A pair of New Orleans cops gets the bright idea to lean on some of the bad guys they keep busting for drugs to help them out of a jam. Then the bad guys get the same idea.
Three years after Katrina left the Big Easy a basket case, the city is still hurting. Detective Jack Hardy, who once left his bride at the altar, and his African-American partner, Early Moore, are under serious pressure to provide names for the wiretapping unit they’ve been assigned to. It seems only natural for Jack to ask Lamont Brown to help him out. Since he’s already agreed to help Lamont dispose of the proceeds of his latest home invasion, why shouldn’t Lamont return the favor by dropping a few names over the airwaves to make Jack and Early look good? Things go fine for about five minutes. Then rival drug dealer Jamario Neal starts to make noises about moving in on Lamont’s territory; one of Lamont’s foot soldiers who talks to Jamario gets himself ventilated seconds later; and the hapless cops find that they’re among the suspicious parties Lamont has identified on the wire.
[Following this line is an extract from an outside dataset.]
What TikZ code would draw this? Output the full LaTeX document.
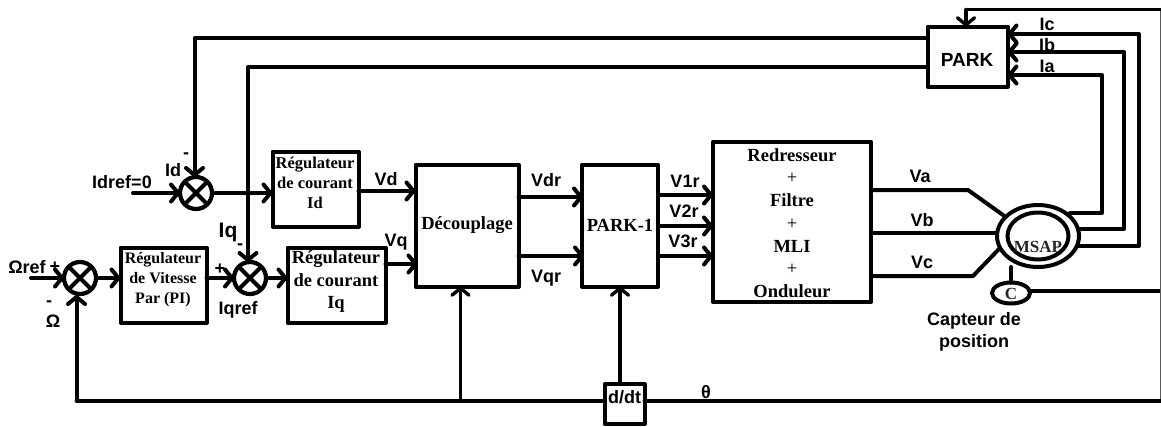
\documentclass[tikz,border=0pt]{standalone}
\usepackage{fontspec}
\setmainfont{Liberation Serif}
\setsansfont{Liberation Sans}
\usetikzlibrary{arrows.meta,calc,shapes.geometric}
\tikzset{
  x=1pt,y=-1pt,
  wire/.style={line width=4pt,line cap=round,line join=round},
  arr/.style={wire,-{Straight Barb[length=7pt,width=17pt,line cap=round,line join=round]}},
  thinwire/.style={line width=3pt,line join=miter},
  blockbox/.style={draw,line width=4pt,line join=round,rectangle,inner sep=0pt,outer sep=0pt,align=center,font=\bfseries\fontsize{18.5}{20}\selectfont},
  sumnode/.style={draw,circle,line width=4.2pt,minimum size=32pt,inner sep=0pt,outer sep=0pt,
    path picture={\draw[line width=4.2pt] (path picture bounding box.north west)--(path picture bounding box.south east)
      (path picture bounding box.north east)--(path picture bounding box.south west);}},
  lab/.style={inner sep=0pt,font=\sffamily\bfseries\fontsize{18}{21}\selectfont,align=center},
  slab/.style={inner sep=0pt,font=\bfseries\fontsize{17}{20}\selectfont,align=center},
}
\begin{document}
\begin{tikzpicture}
\useasboundingbox (0,0) rectangle (1161,426);
% sums
\node[sumnode] (sd) at (196,193) {};
\node[sumnode] (so) at (80,278) {};
\node[sumnode] (sq) at (250,278) {};
% boxes
\node[blockbox,minimum width=86pt,minimum height=75pt] (rid) at (315.5,189) {};
\node[slab,font=\bfseries\fontsize{16.5}{20}\selectfont] (ridt) at (315,183) {Régulateur\\de courant\\Id};
\node[blockbox,minimum width=86pt,minimum height=75pt] (rv) at (163.5,285) {};
\node[slab,font=\bfseries\fontsize{16}{20}\selectfont] (rvt) at (163,280) {Régulateur\\de Vitesse\\Par (PI)};
\node[blockbox,minimum width=98pt,minimum height=75pt] (riq) at (336.5,285) {};
\node[slab,font=\bfseries\fontsize{18.5}{22.5}\selectfont] (riqt) at (336,282) {Régulateur\\de courant\\Iq};
\node[blockbox,minimum width=103pt,minimum height=122pt] (dec) at (467,225.5) {Découplage};
\node[blockbox,minimum width=76pt,minimum height=122pt] (pi) at (620,225.5) {PARK-1};
\node[blockbox,minimum width=158pt,minimum height=160pt] (red) at (792,222) {};
\node[slab,font=\bfseries\fontsize{18.5}{22.7}\selectfont] (redt) at (792,223) {Redresseur\\{\mdseries +}\\Filtre\\{\mdseries +}\\MLI\\{\mdseries +}\\Onduleur};
\node[blockbox,minimum width=40pt,minimum height=40pt] (ddt) at (624.5,404) {};
\node[lab] (ddtt) at (624.5,397) {d/dt};
\node[blockbox,minimum width=80pt,minimum height=60pt] (park) at (967.5,56.5) {};
\node[lab,font=\sffamily\bfseries\fontsize{19}{21}\selectfont] (parkt) at (967,60) {PARK};
% machine
\node[draw,ellipse,line width=4pt,minimum width=82pt,minimum height=62pt,inner sep=0pt,outer sep=0pt] (mo) at (1038,236) {};
\node[draw,ellipse,line width=4pt,minimum width=61pt,minimum height=47pt,inner sep=0pt,outer sep=0pt] (mi) at (1038,236) {};
\node[slab,text=black!85] (mt) at (1038,247) {MSAP};
\node[draw,ellipse,line width=4pt,minimum width=38pt,minimum height=21pt,inner sep=0pt,outer sep=0pt] (cap) at (1011,293) {};
\node[slab,text=black!85] (capt) at (1011,294) {C};
% named free ends
\coordinate (in1) at (133,193);
\coordinate (in2) at (31,278);
\coordinate (bl) at (76.5,400.5);
\coordinate (bd) at (460.5,400.5);
\coordinate (br) at (1160.5,400.5);
\coordinate (tr) at (1160.5,9.5);
\coordinate (tl) at (966,9.5);
\coordinate (cr) at (1160.5,291);
\coordinate (p1) at (194.5,38);
\coordinate (p2) at (248,67);
\coordinate (c1) at (1139,34);
\coordinate (c2) at (1139,246);
\coordinate (b1) at (1124,52);
\coordinate (b2) at (1124,229);
\coordinate (a1) at (1102,75);
\coordinate (a2) at (1102,213);
\coordinate (va1) at (968,190);
\coordinate (va2) at (1003,215);
\coordinate (vc1) at (973,276);
\coordinate (vc2) at (999,249);
\coordinate (yvd) at (0,191);
\coordinate (yvq) at (0,264);
\coordinate (yvdr) at (0,197);
\coordinate (yvqr) at (0,256);
\coordinate (yv1) at (0,195);
\coordinate (yv2) at (0,226);
\coordinate (yvb) at (0,233);
% forward arrows
\draw[arr] (in1) -- (sd.west);
\draw[arr] (in2) -- (so.west);
\draw[arr] ($(sd.east)+(3,0)$) -- (rid.west |- sd);
\draw[arr] ($(so.east)+(3,0)$) -- (rv.west |- so);
\draw[arr] (rv.east |- sq) -- (sq.west);
\draw[arr] ($(sq.east)+(3,0)$) -- (riq.west |- sq);
\draw[arr] (rid.east |- yvd) -- (dec.west |- yvd);
\draw[arr] (riq.east |- yvq) -- ($(dec.west |- yvq)+(2,0)$);
\draw[arr] (dec.east |- yvdr) -- ($(pi.west |- yvdr)+(1,0)$);
\draw[arr] (dec.east |- yvqr) -- ($(pi.west |- yvqr)+(2,0)$);
\draw[arr] (pi.east |- yv1) -- (red.west |- yv1);
\draw[arr] (pi.east |- yv2) -- (red.west |- yv2);
\draw[arr] (pi.east |- yvqr) -- (red.west |- yvqr);
% feedback
\draw[arr] (park.west |- p1) -- (p1) -- (sd.north -| p1);
\draw[arr] (park.west |- p2) -- (p2) -- (sq.north -| p2);
\draw[arr] (mo.east |- c2) -- (c2) -- (c1) -- (park.east |- c1);
\draw[arr] (mo.east |- b2) -- (b2) -- (b1) -- (park.east |- b1);
\draw[arr] ($(a2)+(-32,0)$) -- (a2) -- (a1) -- (park.east |- a1);
\draw[wire] (red.east |- va1) -- (va1) -- (va2);
\draw[wire] (red.east |- yvb) -- (mo.west |- yvb);
\draw[wire] (red.east |- vc1) -- (vc1) -- (vc2);
\draw[wire] (mo.south -| cap) -- (cap.north);
\draw[line width=3.4pt] (cap.east |- cr) -- (cr);
\draw[line width=2pt,gray!70!black] (cr) -- (br);
\draw[line width=2pt,gray!70!black] (tr) -- (cr);
\draw[thinwire] (tr) -- (tl);
\draw[arr,line width=3.4pt] (tl) -- (park.north -| tl);
\draw[wire] (br) -- (ddt.east |- br);
\draw[wire] (ddt.west |- bl) -- (bl);
\draw[arr] (bl) -- ($(so.south -| bl)+(0,1)$);
\draw[arr,line width=3.4pt] (bd) -- (dec.south -| bd);
\draw[arr,line width=3.4pt] (ddt.north -| pi) -- (pi.south);
% labels
\node[lab] (l1) at (122,182) {Idref=0};
\node[lab] (l2) at (173,170) {Id};
\node[lab] (l3) at (186,156) {-};
\node[lab,font=\sffamily\bfseries\fontsize{21}{24}\selectfont] (l4) at (228,232) {Iq};
\node[lab] (l5) at (240,247) {-};
\node[lab] (l6) at (238,310) {Iqref};
\node[lab] (l7) at (220,269) {+};
\node[lab] (l8) at (27,267) {Ωref};
\node[lab] (l9) at (55,267) {+};
\node[lab] (l10) at (49,304) {-};
\node[lab] (l11) at (53,321) {Ω};
\node[lab] (l12) at (386,179) {Vd};
\node[lab] (l13) at (396,242) {Vq};
\node[lab] (l14) at (546,180) {Vdr};
\node[lab] (l15) at (546,278) {Vqr};
\node[lab] (l16) at (685,181) {V1r};
\node[lab] (l17) at (684,211) {V2r};
\node[lab] (l18) at (683,241) {V3r};
\node[lab] (l19) at (920,176) {Va};
\node[lab] (l20) at (922,220) {Vb};
\node[lab] (l21) at (922,262) {Vc};
\node[lab] (l22) at (1047,24) {Ic};
\node[lab] (l23) at (1047,45) {Ib};
\node[lab] (l24) at (1047,66) {Ia};
\node[lab] (l25) at (706,392) {θ};
\node[lab,font=\sffamily\bfseries\fontsize{18}{22}\selectfont] (l26) at (974,332) {Capteur de\\position};
\end{tikzpicture}
\end{document}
Meanwhile, Lamont decides that his cousin Jello, an unsuccessful contractor, needs to get a piece of the city’s reconstruction business and demands that Jack hook him up with the right contact. Deciding optimistically that the right contact is Gayle White, one of the city’s liaisons to the federal agencies funding the work, Jack approaches her, then realizes he has quite another interest in her, one that will put her in serious danger. From that point on, cast members fall like dominoes.
Hebert (Odd Man Out, 2013, etc.) keeps the schemes and double crosses coming so relentlessly that he gives this New Orleans take on The Wire a comic edge even though it’s never exactly funny, not even when Lamont tells Jello his steadfast rule: “[D]on’t snitch on nobody unless it pays.”